__Short problem__
In the listing that follows, retype every line from the first through the one containing "-- ($(#2)+(12.5,-22)$) -- ($(#2)+(5.5,-22)$)". Pictures are to be left out.

__Information provided__
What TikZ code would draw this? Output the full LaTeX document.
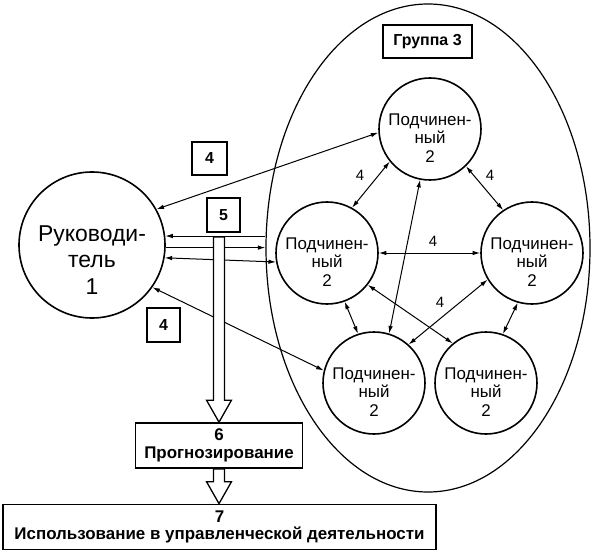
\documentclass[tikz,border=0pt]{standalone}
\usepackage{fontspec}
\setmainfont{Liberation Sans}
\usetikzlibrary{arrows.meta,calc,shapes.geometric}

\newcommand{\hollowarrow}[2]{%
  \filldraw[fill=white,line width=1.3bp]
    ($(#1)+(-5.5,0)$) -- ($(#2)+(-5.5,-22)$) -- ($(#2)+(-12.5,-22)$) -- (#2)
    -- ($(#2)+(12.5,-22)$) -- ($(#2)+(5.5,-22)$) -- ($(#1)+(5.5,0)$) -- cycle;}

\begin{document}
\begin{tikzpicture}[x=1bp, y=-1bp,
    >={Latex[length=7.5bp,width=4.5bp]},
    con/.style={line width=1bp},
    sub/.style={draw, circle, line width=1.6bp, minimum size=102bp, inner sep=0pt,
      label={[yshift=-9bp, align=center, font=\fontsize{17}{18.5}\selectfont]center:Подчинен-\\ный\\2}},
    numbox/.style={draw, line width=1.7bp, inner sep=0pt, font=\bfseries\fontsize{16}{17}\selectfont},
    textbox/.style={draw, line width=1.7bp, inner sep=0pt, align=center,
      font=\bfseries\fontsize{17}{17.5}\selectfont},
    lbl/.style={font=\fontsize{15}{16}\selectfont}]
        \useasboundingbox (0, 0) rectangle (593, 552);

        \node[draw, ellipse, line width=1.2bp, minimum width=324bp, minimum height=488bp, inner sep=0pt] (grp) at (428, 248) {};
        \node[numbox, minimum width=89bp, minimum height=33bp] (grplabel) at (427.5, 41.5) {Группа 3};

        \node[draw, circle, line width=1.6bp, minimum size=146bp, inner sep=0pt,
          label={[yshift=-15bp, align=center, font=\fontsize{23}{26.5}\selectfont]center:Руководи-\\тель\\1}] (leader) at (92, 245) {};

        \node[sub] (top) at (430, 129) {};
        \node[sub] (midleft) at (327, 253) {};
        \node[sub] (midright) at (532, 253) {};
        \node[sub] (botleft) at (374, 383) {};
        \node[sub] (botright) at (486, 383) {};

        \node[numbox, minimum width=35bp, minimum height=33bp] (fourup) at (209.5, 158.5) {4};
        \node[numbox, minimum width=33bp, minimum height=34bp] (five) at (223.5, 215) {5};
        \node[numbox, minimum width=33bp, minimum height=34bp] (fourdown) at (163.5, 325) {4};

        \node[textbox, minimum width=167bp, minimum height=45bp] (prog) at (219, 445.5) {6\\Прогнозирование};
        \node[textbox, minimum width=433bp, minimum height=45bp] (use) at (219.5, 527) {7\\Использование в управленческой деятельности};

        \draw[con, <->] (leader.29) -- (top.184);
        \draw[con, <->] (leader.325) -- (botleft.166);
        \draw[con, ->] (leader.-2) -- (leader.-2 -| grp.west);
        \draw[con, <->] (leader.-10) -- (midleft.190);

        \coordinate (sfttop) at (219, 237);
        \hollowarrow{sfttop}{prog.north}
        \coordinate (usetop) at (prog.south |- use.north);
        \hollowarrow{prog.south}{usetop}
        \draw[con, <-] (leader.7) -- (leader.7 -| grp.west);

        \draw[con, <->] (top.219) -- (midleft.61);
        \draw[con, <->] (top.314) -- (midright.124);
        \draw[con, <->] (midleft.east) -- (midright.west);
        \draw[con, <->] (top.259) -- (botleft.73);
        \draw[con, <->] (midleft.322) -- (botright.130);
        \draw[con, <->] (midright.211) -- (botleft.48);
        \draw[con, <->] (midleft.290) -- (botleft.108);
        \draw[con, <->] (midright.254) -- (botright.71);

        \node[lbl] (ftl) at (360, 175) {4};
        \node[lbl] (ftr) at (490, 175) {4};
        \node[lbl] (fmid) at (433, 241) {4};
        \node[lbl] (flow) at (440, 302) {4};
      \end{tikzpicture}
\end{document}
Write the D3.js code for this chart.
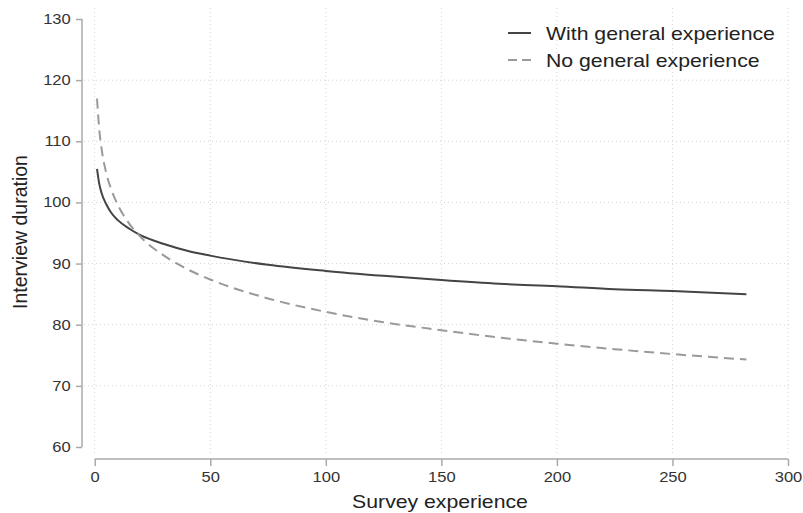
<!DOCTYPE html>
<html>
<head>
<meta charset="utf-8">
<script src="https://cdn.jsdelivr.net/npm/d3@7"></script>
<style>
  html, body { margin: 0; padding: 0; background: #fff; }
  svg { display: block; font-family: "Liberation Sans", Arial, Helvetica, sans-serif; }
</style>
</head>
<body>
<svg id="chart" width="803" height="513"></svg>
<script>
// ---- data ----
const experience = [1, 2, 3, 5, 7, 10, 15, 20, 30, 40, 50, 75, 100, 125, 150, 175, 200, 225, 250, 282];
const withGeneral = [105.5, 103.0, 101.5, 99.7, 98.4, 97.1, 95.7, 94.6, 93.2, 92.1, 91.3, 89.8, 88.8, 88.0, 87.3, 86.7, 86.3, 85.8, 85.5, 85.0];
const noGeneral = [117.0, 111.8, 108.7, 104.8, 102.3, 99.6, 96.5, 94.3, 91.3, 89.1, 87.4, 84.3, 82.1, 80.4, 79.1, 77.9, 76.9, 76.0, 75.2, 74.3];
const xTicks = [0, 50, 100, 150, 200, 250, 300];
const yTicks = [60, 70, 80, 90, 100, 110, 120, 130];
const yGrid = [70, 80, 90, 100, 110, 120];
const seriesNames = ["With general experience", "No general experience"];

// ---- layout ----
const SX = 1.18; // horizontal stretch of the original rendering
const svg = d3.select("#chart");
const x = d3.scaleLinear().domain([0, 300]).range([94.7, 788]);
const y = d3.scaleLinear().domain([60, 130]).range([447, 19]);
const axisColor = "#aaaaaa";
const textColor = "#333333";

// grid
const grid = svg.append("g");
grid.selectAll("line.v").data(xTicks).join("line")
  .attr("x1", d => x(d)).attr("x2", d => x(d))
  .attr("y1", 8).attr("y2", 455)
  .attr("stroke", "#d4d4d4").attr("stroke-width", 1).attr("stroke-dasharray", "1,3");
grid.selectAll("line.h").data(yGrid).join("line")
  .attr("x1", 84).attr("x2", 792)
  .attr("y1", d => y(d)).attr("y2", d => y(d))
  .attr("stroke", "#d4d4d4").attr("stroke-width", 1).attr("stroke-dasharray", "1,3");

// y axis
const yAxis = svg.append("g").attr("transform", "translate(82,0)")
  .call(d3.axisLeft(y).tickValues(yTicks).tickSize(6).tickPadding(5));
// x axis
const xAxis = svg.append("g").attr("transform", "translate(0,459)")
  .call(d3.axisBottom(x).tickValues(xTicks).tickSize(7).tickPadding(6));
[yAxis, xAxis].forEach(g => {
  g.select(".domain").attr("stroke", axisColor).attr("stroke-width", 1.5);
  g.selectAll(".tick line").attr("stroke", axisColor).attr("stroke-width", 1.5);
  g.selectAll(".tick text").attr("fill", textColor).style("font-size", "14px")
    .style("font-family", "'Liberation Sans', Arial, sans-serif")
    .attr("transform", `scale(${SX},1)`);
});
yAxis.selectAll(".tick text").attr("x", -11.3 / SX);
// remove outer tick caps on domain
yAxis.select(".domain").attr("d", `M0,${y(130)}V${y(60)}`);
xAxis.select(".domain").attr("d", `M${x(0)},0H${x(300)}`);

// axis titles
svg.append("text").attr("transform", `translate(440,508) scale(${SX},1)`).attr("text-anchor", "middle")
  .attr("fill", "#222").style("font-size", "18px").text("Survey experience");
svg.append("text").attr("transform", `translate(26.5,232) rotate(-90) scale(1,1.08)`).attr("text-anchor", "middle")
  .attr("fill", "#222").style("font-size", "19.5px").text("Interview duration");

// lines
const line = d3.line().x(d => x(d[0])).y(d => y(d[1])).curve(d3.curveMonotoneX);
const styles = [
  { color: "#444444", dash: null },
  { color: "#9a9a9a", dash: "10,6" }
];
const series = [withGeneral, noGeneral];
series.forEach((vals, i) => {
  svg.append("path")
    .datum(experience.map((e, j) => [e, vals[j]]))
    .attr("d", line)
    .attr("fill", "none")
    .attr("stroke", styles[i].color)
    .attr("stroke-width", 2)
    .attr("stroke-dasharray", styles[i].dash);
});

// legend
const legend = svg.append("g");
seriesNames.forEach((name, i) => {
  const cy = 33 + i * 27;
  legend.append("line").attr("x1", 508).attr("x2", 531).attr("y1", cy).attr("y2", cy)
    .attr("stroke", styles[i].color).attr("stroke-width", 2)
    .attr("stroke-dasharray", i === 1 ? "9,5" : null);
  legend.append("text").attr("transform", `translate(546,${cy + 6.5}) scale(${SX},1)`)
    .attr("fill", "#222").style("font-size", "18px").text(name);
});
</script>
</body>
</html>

__Result for this exercise__
What TikZ code would draw this? Output the full LaTeX document.
\documentclass[tikz,border=0pt]{standalone}
\usepackage{fontspec}
\setmainfont{Liberation Sans}
\usetikzlibrary{arrows.meta,calc,shapes.geometric}

\newcommand{\hollowarrow}[2]{%
  \filldraw[fill=white,line width=1.3bp]
    ($(#1)+(-5.5,0)$) -- ($(#2)+(-5.5,-22)$) -- ($(#2)+(-12.5,-22)$) -- (#2)
    -- ($(#2)+(12.5,-22)$) -- ($(#2)+(5.5,-22)$) -- ($(#1)+(5.5,0)$) -- cycle;}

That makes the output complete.